** Start **

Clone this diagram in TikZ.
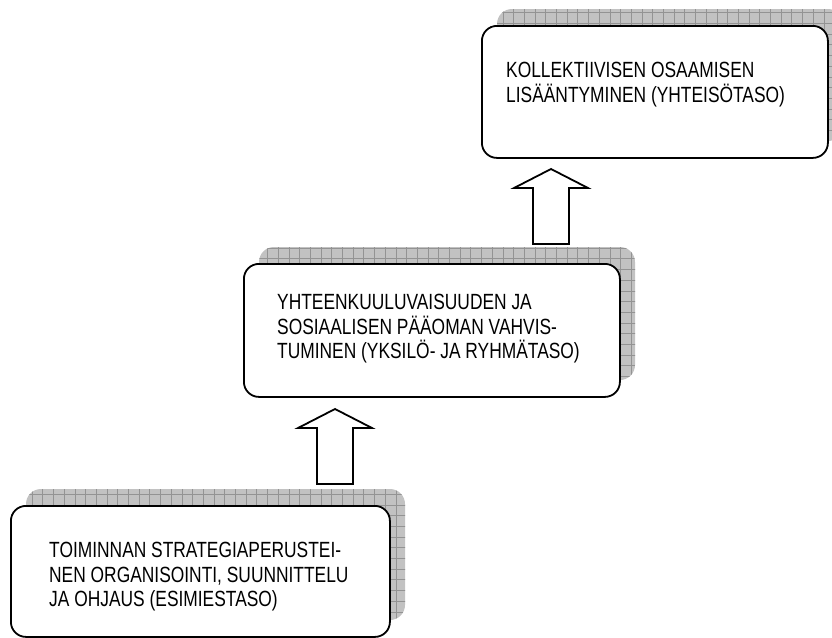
\documentclass[tikz,border=0pt]{standalone}
\usepackage{fontspec}
\setmainfont[FakeStretch=0.79]{Liberation Sans}
\tikzset{
  box/.style={draw=black, line width=1.8pt, rounded corners=15pt, fill=white,
    inner sep=0pt, anchor=north west},
  txt/.style={inner sep=0pt, anchor=north west, align=left,
    font=\fontsize{22}{24.5}\selectfont, text=black},
  blockarrow/.style={draw=black, line width=1.8pt, fill=white, line join=miter},
  shadowgrid/.style={draw=gray!85, line width=0.7pt},
}
\begin{document}
\begin{tikzpicture}[x=1pt,y=-1pt]
\clip (0,0) rectangle (832,637);
\fill[white] (0,0) rectangle (832,637);
% shadows
\begin{scope}
  \clip[rounded corners=15pt] (497,9) rectangle (843,141)
                              (259,247) rectangle (635,380)
                              (26,489) rectangle (405,620);
  \fill[gray!48] (0,0) rectangle (850,640);
  \foreach \gx in {0,10.7,...,850} \draw[shadowgrid] (\gx,0) -- (\gx,640);
  \foreach \gy in {2,12.7,...,640} \draw[shadowgrid] (0,\gy) -- (850,\gy);
\end{scope}
% boxes
\node[box, minimum width=346pt, minimum height=132pt] (top) at (481,25) {};
\node[box, minimum width=376pt, minimum height=133pt] (mid) at (243,263) {};
\node[box, minimum width=379pt, minimum height=131pt] (bot) at (10,505) {};
% texts
\node[txt] (toptxt) at (506,62) {KOLLEKTIIVISEN OSAAMISEN\\LISÄÄNTYMINEN (YHTEISÖTASO)};
\node[txt] (midtxt) at (277,294) {YHTEENKUULUVAISUUDEN JA\\SOSIAALISEN PÄÄOMAN VAHVIS-\\TUMINEN (YKSILÖ- JA RYHMÄTASO)};
\node[txt] (bottxt) at (49,542) {TOIMINNAN STRATEGIAPERUSTEI-\\NEN ORGANISOINTI, SUUNNITTELU\\JA OHJAUS (ESIMIESTASO)};
% block arrows
\draw[blockarrow] (317,484) -- (317,428) -- (298,428) -- (335,409) -- (372,428)
  -- (353,428) -- (353,484) -- cycle;
\draw[blockarrow] (533,244) -- (533,188) -- (514,188) -- (551,169) -- (588,188)
  -- (569,188) -- (569,244) -- cycle;
\end{tikzpicture}
\end{document}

** End **

Using the material above, set down every line exactly, but skip the pictures.

Clone this diagram in TikZ.
\documentclass[tikz,border=0pt]{standalone}
\usepackage{fontspec}
\setmainfont[FakeStretch=0.79]{Liberation Sans}
\tikzset{
  box/.style={draw=black, line width=1.8pt, rounded corners=15pt, fill=white,
    inner sep=0pt, anchor=north west},
  txt/.style={inner sep=0pt, anchor=north west, align=left,
    font=\fontsize{22}{24.5}\selectfont, text=black},
  blockarrow/.style={draw=black, line width=1.8pt, fill=white, line join=miter},
  shadowgrid/.style={draw=gray!85, line width=0.7pt},
}
\begin{document}
\begin{tikzpicture}[x=1pt,y=-1pt]
\clip (0,0) rectangle (832,637);
\fill[white] (0,0) rectangle (832,637);
% shadows
\begin{scope}
  \clip[rounded corners=15pt] (497,9) rectangle (843,141)
                              (259,247) rectangle (635,380)
                              (26,489) rectangle (405,620);
  \fill[gray!48] (0,0) rectangle (850,640);
  \foreach \gx in {0,10.7,...,850} \draw[shadowgrid] (\gx,0) -- (\gx,640);
  \foreach \gy in {2,12.7,...,640} \draw[shadowgrid] (0,\gy) -- (850,\gy);
\end{scope}
% boxes
\node[box, minimum width=346pt, minimum height=132pt] (top) at (481,25) {};
\node[box, minimum width=376pt, minimum height=133pt] (mid) at (243,263) {};
\node[box, minimum width=379pt, minimum height=131pt] (bot) at (10,505) {};
% texts
\node[txt] (toptxt) at (506,62) {KOLLEKTIIVISEN OSAAMISEN\\LISÄÄNTYMINEN (YHTEISÖTASO)};
\node[txt] (midtxt) at (277,294) {YHTEENKUULUVAISUUDEN JA\\SOSIAALISEN PÄÄOMAN VAHVIS-\\TUMINEN (YKSILÖ- JA RYHMÄTASO)};
\node[txt] (bottxt) at (49,542) {TOIMINNAN STRATEGIAPERUSTEI-\\NEN ORGANISOINTI, SUUNNITTELU\\JA OHJAUS (ESIMIESTASO)};
% block arrows
\draw[blockarrow] (317,484) -- (317,428) -- (298,428) -- (335,409) -- (372,428)
  -- (353,428) -- (353,484) -- cycle;
\draw[blockarrow] (533,244) -- (533,188) -- (514,188) -- (551,169) -- (588,188)
  -- (569,188) -- (569,244) -- cycle;
\end{tikzpicture}
\end{document}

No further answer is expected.